→ **Task objective**
Return the lines below exactly, from the first line to the line that contains "import plotly.graph_objects as go". Leave out pictures.

→ **Source excerpt**

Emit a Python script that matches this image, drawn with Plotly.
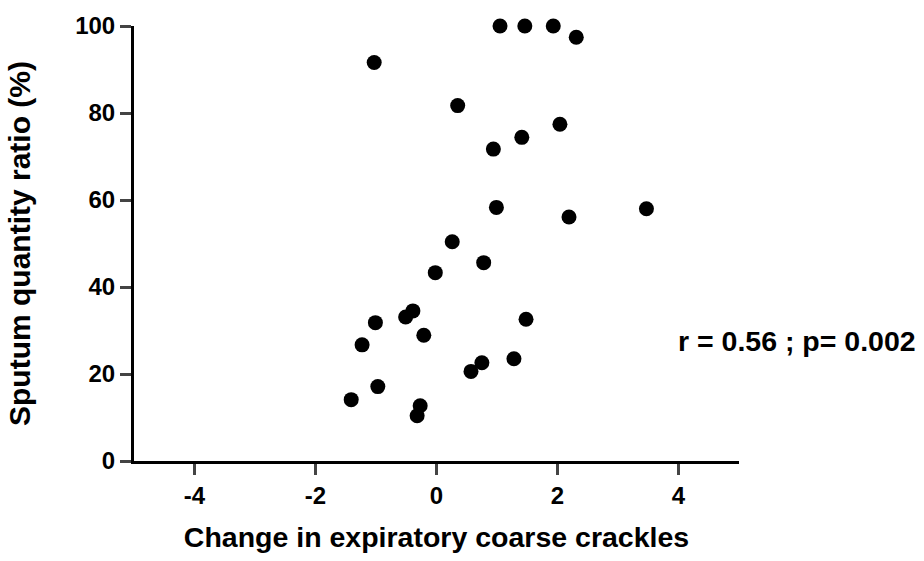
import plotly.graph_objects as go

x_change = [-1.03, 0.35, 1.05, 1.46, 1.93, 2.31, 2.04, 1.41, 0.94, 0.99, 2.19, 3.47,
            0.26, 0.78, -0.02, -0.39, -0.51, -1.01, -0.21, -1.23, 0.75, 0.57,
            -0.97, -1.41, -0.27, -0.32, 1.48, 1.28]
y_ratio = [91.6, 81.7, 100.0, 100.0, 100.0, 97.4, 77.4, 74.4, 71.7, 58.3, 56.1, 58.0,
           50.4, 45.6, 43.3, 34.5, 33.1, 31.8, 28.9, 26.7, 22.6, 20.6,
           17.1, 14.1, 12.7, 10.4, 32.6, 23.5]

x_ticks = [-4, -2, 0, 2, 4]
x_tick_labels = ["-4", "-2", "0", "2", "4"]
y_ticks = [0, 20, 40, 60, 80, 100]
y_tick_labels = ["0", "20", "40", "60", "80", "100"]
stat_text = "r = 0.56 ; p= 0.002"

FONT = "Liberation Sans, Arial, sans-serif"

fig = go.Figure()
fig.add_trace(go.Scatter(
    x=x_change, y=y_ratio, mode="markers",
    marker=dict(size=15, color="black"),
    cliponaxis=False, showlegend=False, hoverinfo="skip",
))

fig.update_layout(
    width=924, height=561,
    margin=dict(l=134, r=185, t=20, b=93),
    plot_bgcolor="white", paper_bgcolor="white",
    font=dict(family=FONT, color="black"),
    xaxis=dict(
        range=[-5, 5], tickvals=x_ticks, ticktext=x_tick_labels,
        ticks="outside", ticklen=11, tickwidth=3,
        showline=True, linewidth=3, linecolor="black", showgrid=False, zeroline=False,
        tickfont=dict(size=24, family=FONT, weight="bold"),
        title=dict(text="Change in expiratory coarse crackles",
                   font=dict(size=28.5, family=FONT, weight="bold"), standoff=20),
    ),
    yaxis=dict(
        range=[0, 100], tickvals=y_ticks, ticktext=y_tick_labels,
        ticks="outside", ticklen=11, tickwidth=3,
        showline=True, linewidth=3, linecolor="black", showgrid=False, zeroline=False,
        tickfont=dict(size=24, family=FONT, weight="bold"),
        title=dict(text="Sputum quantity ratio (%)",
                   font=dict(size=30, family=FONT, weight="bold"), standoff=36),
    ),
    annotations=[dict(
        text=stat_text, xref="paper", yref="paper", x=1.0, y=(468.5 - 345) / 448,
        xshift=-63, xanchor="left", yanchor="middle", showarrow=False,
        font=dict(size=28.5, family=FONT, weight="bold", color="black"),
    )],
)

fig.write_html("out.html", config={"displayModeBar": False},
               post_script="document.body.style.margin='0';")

→ **Task response**
Emit a Python script that matches this image, drawn with Plotly.
import plotly.graph_objects as go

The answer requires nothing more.